The band’s handler came in to tell me that my time was up, and hustled me toward the wings of the auditorium, where stagehands were preparing the explosives. The evening’s schedule, taped to the wall, could have doubled as a battle plan: For the song “Du Hast” (“You Have”) there would be “Gas/Lyco/Comets/Grid Rockets/Mortar Hits,” and for the encores there would be “Airbursts,” “Flames,” and the ominous-sounding “Concussion Boat.”
At precisely 8 p.m, Exilia, the warm-up act, began, and the audience suffered it politely. Then the group left the stage, and a man beside me pulled out a pack of cigarettes and ripped off some filters to stuff in his ears. “Reise Reise,” now the No. 1 German single, began with the sound of lonely waves and seagulls, an ominous warlike pounding, the primitive chanting of sailors on a galley. According to the band’s official translation, the title means “Voyage Voyage.” But it can also be translated as “Arise Arise,” and that is how the audience took it.
A huge curtain dropped, revealing a row of massive Potemkin amplifiers that flashed with the band’s insignia, something like a swastika. The guitarists descended from the ceiling like gods, and the audience was steamrollered by smashing drums, violent bass and the sound of a full choir, amplified to unspeakable levels. The auditory assault was not, however, merely loud: it was thrilling. Rammstein is popular for a reason. Its rhythmic craftsmanship, its eerily hypnotic chords, its command of musical tension and release make much American heavy metal seem childish and anemic.

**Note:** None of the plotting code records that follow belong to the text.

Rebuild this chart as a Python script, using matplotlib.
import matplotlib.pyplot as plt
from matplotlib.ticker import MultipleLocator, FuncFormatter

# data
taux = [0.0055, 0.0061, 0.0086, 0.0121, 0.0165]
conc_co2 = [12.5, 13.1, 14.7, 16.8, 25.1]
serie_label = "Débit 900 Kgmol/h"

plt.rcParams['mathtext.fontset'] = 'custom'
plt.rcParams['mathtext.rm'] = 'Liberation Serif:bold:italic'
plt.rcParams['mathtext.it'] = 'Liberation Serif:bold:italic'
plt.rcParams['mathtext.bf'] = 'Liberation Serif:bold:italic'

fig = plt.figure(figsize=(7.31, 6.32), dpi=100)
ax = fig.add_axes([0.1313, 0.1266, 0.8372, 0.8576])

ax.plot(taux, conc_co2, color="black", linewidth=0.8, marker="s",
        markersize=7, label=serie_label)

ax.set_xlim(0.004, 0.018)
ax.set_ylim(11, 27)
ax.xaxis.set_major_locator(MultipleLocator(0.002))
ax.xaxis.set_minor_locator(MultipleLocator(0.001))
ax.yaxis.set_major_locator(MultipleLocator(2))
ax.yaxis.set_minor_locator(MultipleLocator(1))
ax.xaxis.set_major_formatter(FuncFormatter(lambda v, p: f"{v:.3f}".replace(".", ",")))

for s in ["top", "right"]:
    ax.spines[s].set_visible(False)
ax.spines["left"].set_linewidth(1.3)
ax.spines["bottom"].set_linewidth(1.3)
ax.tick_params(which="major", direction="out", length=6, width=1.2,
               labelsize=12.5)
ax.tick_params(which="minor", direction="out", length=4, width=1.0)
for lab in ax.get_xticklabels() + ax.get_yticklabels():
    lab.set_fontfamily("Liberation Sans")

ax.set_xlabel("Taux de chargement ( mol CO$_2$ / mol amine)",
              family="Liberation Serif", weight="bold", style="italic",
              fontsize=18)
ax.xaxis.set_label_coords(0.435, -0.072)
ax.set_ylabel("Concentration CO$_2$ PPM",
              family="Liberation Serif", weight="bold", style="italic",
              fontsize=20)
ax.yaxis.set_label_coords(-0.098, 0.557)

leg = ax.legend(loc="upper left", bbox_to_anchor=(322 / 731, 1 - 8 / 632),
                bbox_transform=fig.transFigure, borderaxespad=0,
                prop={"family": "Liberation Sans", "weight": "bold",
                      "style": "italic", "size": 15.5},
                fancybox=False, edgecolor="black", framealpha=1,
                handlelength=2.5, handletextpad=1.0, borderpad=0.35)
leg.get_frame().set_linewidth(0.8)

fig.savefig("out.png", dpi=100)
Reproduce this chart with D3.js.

Most compelling is its lead singer. Dressed in an imperial German military uniform, Mr. Lindemann gave off an air of such brute masculinity and barely contained violence that it seemed that he could have reached into the crowd, snatched up a fan, and bitten off his head. He commands a low, powerful bass rarely used in contemporary pop music, untrained but electrifying. The audience members, enthralled, began pumping their fists in the air.
The band then introduced one of its most notorious songs, “Links,” with the sound of metrically precise, marching jackboots. Links means left, and the band claims this song is an expression of its left-wing sensibilities. The jackboots were followed by a furious chorus: “Links-Zwo-Drei-Vier! Links-Zwo-Drei-Vier!” (“Left-Two-Three-Four! Left-Two-Three-Four!”) The German language lent itself to the powerful, rhythmic song. The keyboardist stomped about in a German military helmet. Mr. Lindemann performed an exaggerated goose step. The crowd shouted “Hi!” in unison, which sounded just different enough from “Heil” that the resemblance could be denied.
The musicians, wearing flame-throwing gas masks, sprayed fire over the stage. They burst explosives in the air and shot balls of flames over the audience, generating heat so intense that fans began to pass out. Medics strapped the fallen Germans to gurneys and carted them away; as for the survivors, it would not have been hard to direct their furious energy toward a target. When, later, the band sang “Amerika,” it seemed quite clear what the target of preference would be. I emerged from the concert profoundly relieved that the members of Rammstein declare themselves to be against war: If this is their pacifism, the mind boggles at what their aggression might look like.
“Reise Reise” has been released in the United States. Whatever the group thinks about America, Rammstein plans to tour it at the end of this year, again bringing its music of brutal ambiguity to its large number of American fans.